APRIL 17, 2025

PE Video Dataset (PVD)

The PE Video Dataset (PVD) is a large-scale collection of 1 million diverse videos, featuring 120,000+ expertly annotated clips. The dataset was introduced in our paper "Perception Encoder".

PE Video Dataset graphic

Overview

PE Video Dataset (PVD) comprises 1M high quality and diverse videos. Among them, 120K videos are accompanied by automated and human-verified annotations and all videos are accompanied with video description and keywords.

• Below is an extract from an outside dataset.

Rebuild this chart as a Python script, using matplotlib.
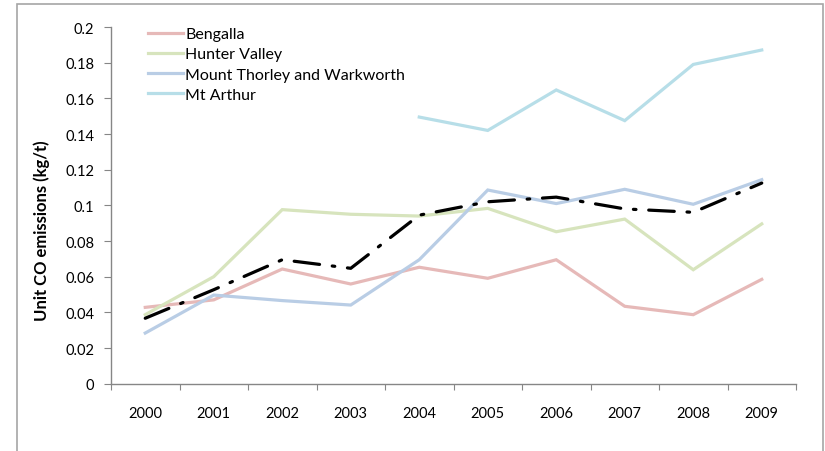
import numpy as np
import matplotlib
matplotlib.use("Agg")
import matplotlib.pyplot as plt
from matplotlib.patches import Rectangle

plt.rcParams['font.family'] = ['Lato', 'DejaVu Sans']

years = ["2000", "2001", "2002", "2003", "2004", "2005", "2006", "2007", "2008", "2009"]
bengalla = [0.0428, 0.0470, 0.0643, 0.0559, 0.0653, 0.0591, 0.0695, 0.0434, 0.0387, 0.0585]
hunter_valley = [0.0387, 0.0600, 0.0976, 0.0950, 0.0940, 0.0983, 0.0852, 0.0923, 0.0639, 0.0896]
mount_thorley = [0.0284, 0.0497, 0.0466, 0.0441, 0.0695, 0.1086, 0.1010, 0.1090, 0.1006, 0.1144]
mt_arthur = [np.nan, np.nan, np.nan, np.nan, 0.1495, 0.1420, 0.1647, 0.1475, 0.1790, 0.1871]
average = [0.0367, 0.0527, 0.0695, 0.0647, 0.0945, 0.1020, 0.1046, 0.0980, 0.0961, 0.1125]

W, H = 825, 452
fig = plt.figure(figsize=(W / 100, H / 100), dpi=100)
ax = fig.add_axes([111 / W, 1 - 384.7 / H, 685 / W, 356.7 / H])

x = np.arange(len(years))
l1, = ax.plot(x, bengalla, color="#E6B9B8", lw=2.3, solid_joinstyle="miter")
l2, = ax.plot(x, hunter_valley, color="#D7E4BD", lw=2.3, solid_joinstyle="miter")
l3, = ax.plot(x, mount_thorley, color="#B9CDE5", lw=2.3, solid_joinstyle="miter")
l4, = ax.plot(x, mt_arthur, color="#B7DEE8", lw=2.3, solid_joinstyle="miter")
ax.plot(x, average, color="black", lw=2.3, dashes=(8, 4, 0.8, 4),
        dash_capstyle="round")

ax.set_xlim(-0.5, 9.5)
ax.set_ylim(0, 0.2)
ax.set_yticks(np.arange(0, 0.21, 0.02))
ax.set_yticklabels(["0", "0.02", "0.04", "0.06", "0.08", "0.1", "0.12",
                    "0.14", "0.16", "0.18", "0.2"])
ax.set_xticks(np.arange(-0.5, 10, 1))
ax.set_xticklabels([])
ax.set_xticks(x, minor=True)
ax.set_xticklabels(years, minor=True)

for s in ["top", "right"]:
    ax.spines[s].set_visible(False)
for s in ["left", "bottom"]:
    ax.spines[s].set_color("#868686")
    ax.spines[s].set_linewidth(1)

ax.tick_params(axis="y", which="major", direction="out", length=5, color="#868686",
               labelsize=10.5, pad=7)
ax.tick_params(axis="x", which="major", direction="out", length=4.5, color="#868686")
ax.tick_params(axis="x", which="minor", length=0, labelsize=10.5, pad=16)

fig.text(42 / W, 1 - 231 / H, "Unit CO emissions (kg/t)", rotation=90,
         ha="center", va="center", fontsize=12, fontweight="bold")

fig.legend([l1, l2, l3, l4],
           ["Bengalla", "Hunter Valley", "Mount Thorley and Warkworth", "Mt Arthur"],
           loc="upper left", bbox_to_anchor=(148 / W, 1 - 28 / H), frameon=False,
           fontsize=11.5, handlelength=2.2, handletextpad=0.12, labelspacing=0.38,
           borderpad=0, borderaxespad=0)

fig.patches.append(Rectangle((17 / W, -0.1), (823 - 17) / W, 1.1 - 5 / H,
                             transform=fig.transFigure, fill=False,
                             edgecolor="#A6A6A6", lw=1.2))

fig.savefig("out.png", dpi=100)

The videos are motion-centered, covering both first-person and third-person views with a wide coverage of scenes.

PVD

Key Application

Computer Vision, Video Understanding

Intended Use Cases

  • Train and evaluate video retrieval models

  • Train and evaluate video captioning models

Primary Data Type

  • Videos

  • Video caption (Human annotated / Model generated)

Data Function

Training, Testing

Dataset Characteristics

  • Total number of videos: 998,862

  • Total number of human annotated captions: 118,862

  • Average FPS: 29.8

  • Average Video Length: 16.7s

  • Average video height: 346

  • Average video width: 604

Labels

A text description that summarizes the content of a video describing what's happening in the video, such as the actions, events, or objects shown.

Nature Of Content

We selected videos from 10 different categories, including hand actions, object interactions, food preparation, work activities, outdoor scenes, animals, water scenes, object handling, close-up shots, and nature scenes.

License

CC BY NC 4.0

Access Cost

Open access

Labeling Methods

The video captions are refined based on the following criteria. The annotators should remove any hallucinations found in the model-generated caption, correct words that describe the video inaccurately, and eliminate repeating or redundant words to make the caption concise and accurate. Additionally, if major actions are missing from the caption, annotators should add them in a concise and natural way.

Validation Methods

All of the 118,862 human captions were reviewed by human annotators.